=== Dataset excerpt ===

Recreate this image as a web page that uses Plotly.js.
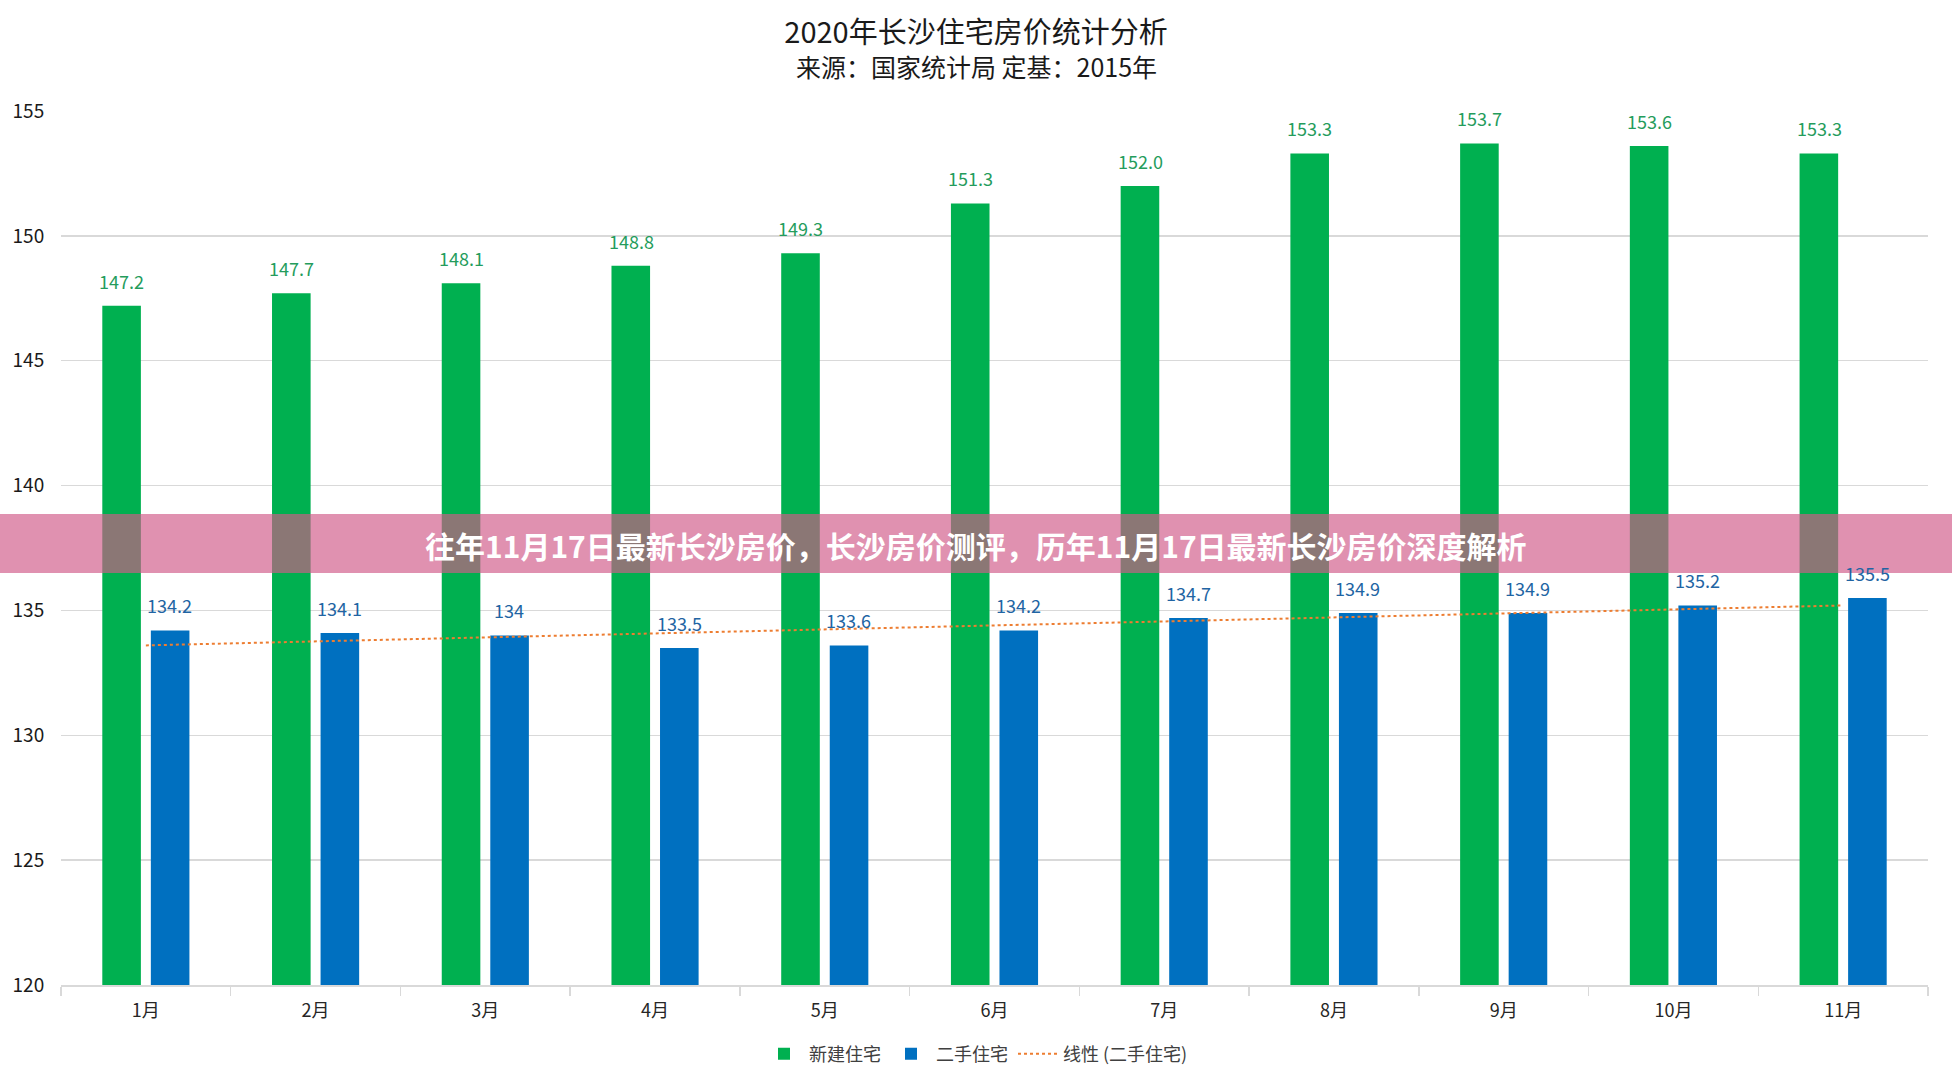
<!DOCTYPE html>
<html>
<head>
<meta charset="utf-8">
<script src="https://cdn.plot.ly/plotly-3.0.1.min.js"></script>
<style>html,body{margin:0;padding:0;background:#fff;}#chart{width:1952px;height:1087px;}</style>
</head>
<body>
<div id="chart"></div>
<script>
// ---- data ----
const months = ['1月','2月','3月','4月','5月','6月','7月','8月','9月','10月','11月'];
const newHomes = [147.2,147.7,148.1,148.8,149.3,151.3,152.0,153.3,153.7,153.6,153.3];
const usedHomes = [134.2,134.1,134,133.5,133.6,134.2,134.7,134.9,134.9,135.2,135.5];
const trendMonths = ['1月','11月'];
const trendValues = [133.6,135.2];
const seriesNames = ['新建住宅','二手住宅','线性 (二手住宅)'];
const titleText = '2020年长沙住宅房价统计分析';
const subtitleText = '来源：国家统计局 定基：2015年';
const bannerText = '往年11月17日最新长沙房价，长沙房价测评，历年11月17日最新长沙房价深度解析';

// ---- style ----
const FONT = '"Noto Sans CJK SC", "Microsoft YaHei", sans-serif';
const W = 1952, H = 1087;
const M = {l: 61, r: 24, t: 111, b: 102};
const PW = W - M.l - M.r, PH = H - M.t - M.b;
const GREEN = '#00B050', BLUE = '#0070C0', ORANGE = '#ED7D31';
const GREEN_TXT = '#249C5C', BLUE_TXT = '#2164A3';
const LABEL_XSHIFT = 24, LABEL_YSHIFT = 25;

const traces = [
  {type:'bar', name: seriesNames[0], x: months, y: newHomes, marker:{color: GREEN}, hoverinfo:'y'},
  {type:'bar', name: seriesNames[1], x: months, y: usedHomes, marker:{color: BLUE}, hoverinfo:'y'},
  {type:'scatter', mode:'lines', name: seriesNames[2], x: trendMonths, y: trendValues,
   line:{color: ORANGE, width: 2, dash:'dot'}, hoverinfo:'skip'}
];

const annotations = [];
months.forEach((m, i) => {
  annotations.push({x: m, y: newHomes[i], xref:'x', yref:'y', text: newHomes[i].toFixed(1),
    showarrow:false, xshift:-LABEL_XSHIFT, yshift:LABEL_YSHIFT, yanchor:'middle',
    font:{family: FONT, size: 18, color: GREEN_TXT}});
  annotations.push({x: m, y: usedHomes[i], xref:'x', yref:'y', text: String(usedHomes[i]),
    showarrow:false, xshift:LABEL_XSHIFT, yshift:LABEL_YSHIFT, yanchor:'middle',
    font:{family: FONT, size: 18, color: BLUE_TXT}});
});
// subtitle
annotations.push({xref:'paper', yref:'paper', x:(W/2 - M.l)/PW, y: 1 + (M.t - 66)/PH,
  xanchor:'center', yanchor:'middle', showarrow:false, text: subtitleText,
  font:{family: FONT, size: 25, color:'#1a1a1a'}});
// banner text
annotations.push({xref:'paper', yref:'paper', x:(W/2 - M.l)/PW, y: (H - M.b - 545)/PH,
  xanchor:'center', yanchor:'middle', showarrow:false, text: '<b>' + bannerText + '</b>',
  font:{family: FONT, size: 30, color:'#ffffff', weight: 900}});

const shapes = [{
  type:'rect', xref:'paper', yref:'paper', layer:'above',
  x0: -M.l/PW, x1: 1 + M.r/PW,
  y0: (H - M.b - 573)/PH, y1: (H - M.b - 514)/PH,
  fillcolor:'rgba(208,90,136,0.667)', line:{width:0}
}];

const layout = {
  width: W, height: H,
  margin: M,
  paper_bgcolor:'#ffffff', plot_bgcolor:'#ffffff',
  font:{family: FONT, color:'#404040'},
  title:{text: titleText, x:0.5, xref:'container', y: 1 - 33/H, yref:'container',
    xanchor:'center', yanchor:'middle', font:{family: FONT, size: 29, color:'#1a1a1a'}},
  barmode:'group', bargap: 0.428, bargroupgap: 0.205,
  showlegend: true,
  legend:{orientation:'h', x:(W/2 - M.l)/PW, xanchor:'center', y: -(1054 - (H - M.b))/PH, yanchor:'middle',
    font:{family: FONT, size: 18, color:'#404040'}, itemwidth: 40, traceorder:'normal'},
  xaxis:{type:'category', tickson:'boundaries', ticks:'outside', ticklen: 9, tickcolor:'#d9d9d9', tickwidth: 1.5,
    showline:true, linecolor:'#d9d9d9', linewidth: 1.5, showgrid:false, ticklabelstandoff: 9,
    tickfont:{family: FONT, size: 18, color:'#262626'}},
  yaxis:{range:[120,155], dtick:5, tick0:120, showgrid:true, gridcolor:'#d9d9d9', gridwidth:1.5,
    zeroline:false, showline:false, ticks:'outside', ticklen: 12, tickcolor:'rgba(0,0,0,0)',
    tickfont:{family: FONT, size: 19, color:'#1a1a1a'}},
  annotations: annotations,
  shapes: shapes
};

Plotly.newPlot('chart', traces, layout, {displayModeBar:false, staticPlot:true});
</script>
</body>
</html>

===

## Written instruction
Copy nothing but the lines from the top of the data down to the line containing "const bannerText = '往年11月17日最新长沙房价，长沙房价测评，历年11月17日最新长沙房价深度解析';", and leave the pictures out.

## Reply to the task
Recreate this image as a web page that uses Plotly.js.
<!DOCTYPE html>
<html>
<head>
<meta charset="utf-8">
<script src="https://cdn.plot.ly/plotly-3.0.1.min.js"></script>
<style>html,body{margin:0;padding:0;background:#fff;}#chart{width:1952px;height:1087px;}</style>
</head>
<body>
<div id="chart"></div>
<script>
// ---- data ----
const months = ['1月','2月','3月','4月','5月','6月','7月','8月','9月','10月','11月'];
const newHomes = [147.2,147.7,148.1,148.8,149.3,151.3,152.0,153.3,153.7,153.6,153.3];
const usedHomes = [134.2,134.1,134,133.5,133.6,134.2,134.7,134.9,134.9,135.2,135.5];
const trendMonths = ['1月','11月'];
const trendValues = [133.6,135.2];
const seriesNames = ['新建住宅','二手住宅','线性 (二手住宅)'];
const titleText = '2020年长沙住宅房价统计分析';
const subtitleText = '来源：国家统计局 定基：2015年';
const bannerText = '往年11月17日最新长沙房价，长沙房价测评，历年11月17日最新长沙房价深度解析';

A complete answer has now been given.